● Dataset content:
---

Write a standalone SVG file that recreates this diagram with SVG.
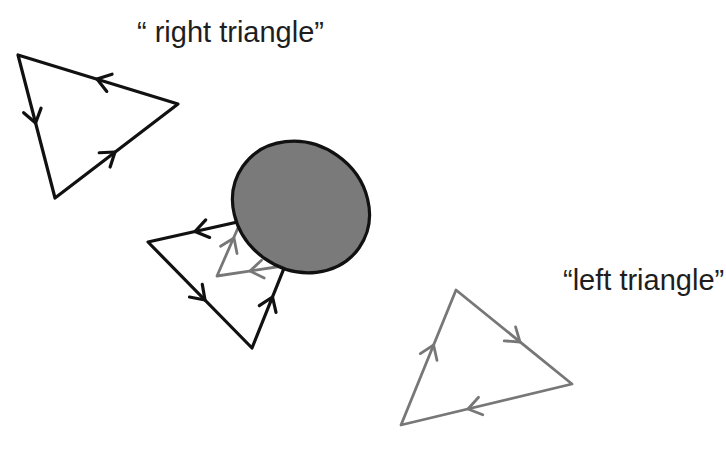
<svg xmlns="http://www.w3.org/2000/svg" width="726" height="463" viewBox="0 0 726 463">
<style>
.blk{fill:none;stroke:#111;stroke-width:3.2;stroke-linejoin:round;stroke-linecap:round}
.gry{fill:none;stroke:#777;stroke-width:2.8;stroke-linejoin:round;stroke-linecap:round}
.lbl{font-family:"Liberation Sans",Arial,sans-serif;font-size:29px;fill:#1e1e1e}
</style>
<defs>
<polyline id="chev" points="-13,-9 0,0 -13,9"/>
</defs>
<rect width="726" height="463" fill="#fff"/>
<g id="label-right"><text class="lbl" x="137" y="42">“ right triangle”</text></g>
<g id="label-left"><text class="lbl" x="563" y="290">“left triangle”</text></g>
<g id="right-triangle" class="blk">
<polygon points="178,104 18,55 55,198"/>
<use href="#chev" transform="translate(97,79) rotate(197)"/>
<use href="#chev" transform="translate(35.6,123) rotate(75.5)"/>
<use href="#chev" transform="translate(115,152) rotate(-37.4)"/>
</g>
<g id="inner-gray-triangle" class="gry">
<polygon points="217,276 248,205 283,266"/>
<use href="#chev" transform="translate(234,238) rotate(-66.4)"/>
<use href="#chev" transform="translate(250,271) rotate(171.4)"/>
</g>
<g id="middle-triangle" class="blk">
<polygon points="148,242 252,348 309,206"/>
<use href="#chev" transform="translate(195,231.5) rotate(167.4)"/>
<use href="#chev" transform="translate(205,300) rotate(45.5)"/>
<use href="#chev" transform="translate(272.5,297) rotate(-68.1)"/>
</g>
<g id="sphere">
<ellipse cx="301" cy="207" rx="71" ry="63" transform="rotate(35 301 207)" fill="#7a7a7a" stroke="#111" stroke-width="3.2"/>
</g>
<g id="left-triangle" class="gry">
<polygon points="456,290 572,384 401,425"/>
<use href="#chev" transform="translate(520,342) rotate(39)"/>
<use href="#chev" transform="translate(468,409) rotate(166.5)"/>
<use href="#chev" transform="translate(433.6,345) rotate(-67.8)"/>
</g>
<g id="connectors"/>
</svg>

---

● Exercise requirements: Copy every line of the data word for word, omitting the images.

● Exercise response:
Write a standalone SVG file that recreates this diagram with SVG.
<svg xmlns="http://www.w3.org/2000/svg" width="726" height="463" viewBox="0 0 726 463">
<style>
.blk{fill:none;stroke:#111;stroke-width:3.2;stroke-linejoin:round;stroke-linecap:round}
.gry{fill:none;stroke:#777;stroke-width:2.8;stroke-linejoin:round;stroke-linecap:round}
.lbl{font-family:"Liberation Sans",Arial,sans-serif;font-size:29px;fill:#1e1e1e}
</style>
<defs>
<polyline id="chev" points="-13,-9 0,0 -13,9"/>
</defs>
<rect width="726" height="463" fill="#fff"/>
<g id="label-right"><text class="lbl" x="137" y="42">“ right triangle”</text></g>
<g id="label-left"><text class="lbl" x="563" y="290">“left triangle”</text></g>
<g id="right-triangle" class="blk">
<polygon points="178,104 18,55 55,198"/>
<use href="#chev" transform="translate(97,79) rotate(197)"/>
<use href="#chev" transform="translate(35.6,123) rotate(75.5)"/>
<use href="#chev" transform="translate(115,152) rotate(-37.4)"/>
</g>
<g id="inner-gray-triangle" class="gry">
<polygon points="217,276 248,205 283,266"/>
<use href="#chev" transform="translate(234,238) rotate(-66.4)"/>
<use href="#chev" transform="translate(250,271) rotate(171.4)"/>
</g>
<g id="middle-triangle" class="blk">
<polygon points="148,242 252,348 309,206"/>
<use href="#chev" transform="translate(195,231.5) rotate(167.4)"/>
<use href="#chev" transform="translate(205,300) rotate(45.5)"/>
<use href="#chev" transform="translate(272.5,297) rotate(-68.1)"/>
</g>
<g id="sphere">
<ellipse cx="301" cy="207" rx="71" ry="63" transform="rotate(35 301 207)" fill="#7a7a7a" stroke="#111" stroke-width="3.2"/>
</g>
<g id="left-triangle" class="gry">
<polygon points="456,290 572,384 401,425"/>
<use href="#chev" transform="translate(520,342) rotate(39)"/>
<use href="#chev" transform="translate(468,409) rotate(166.5)"/>
<use href="#chev" transform="translate(433.6,345) rotate(-67.8)"/>
</g>
<g id="connectors"/>
</svg>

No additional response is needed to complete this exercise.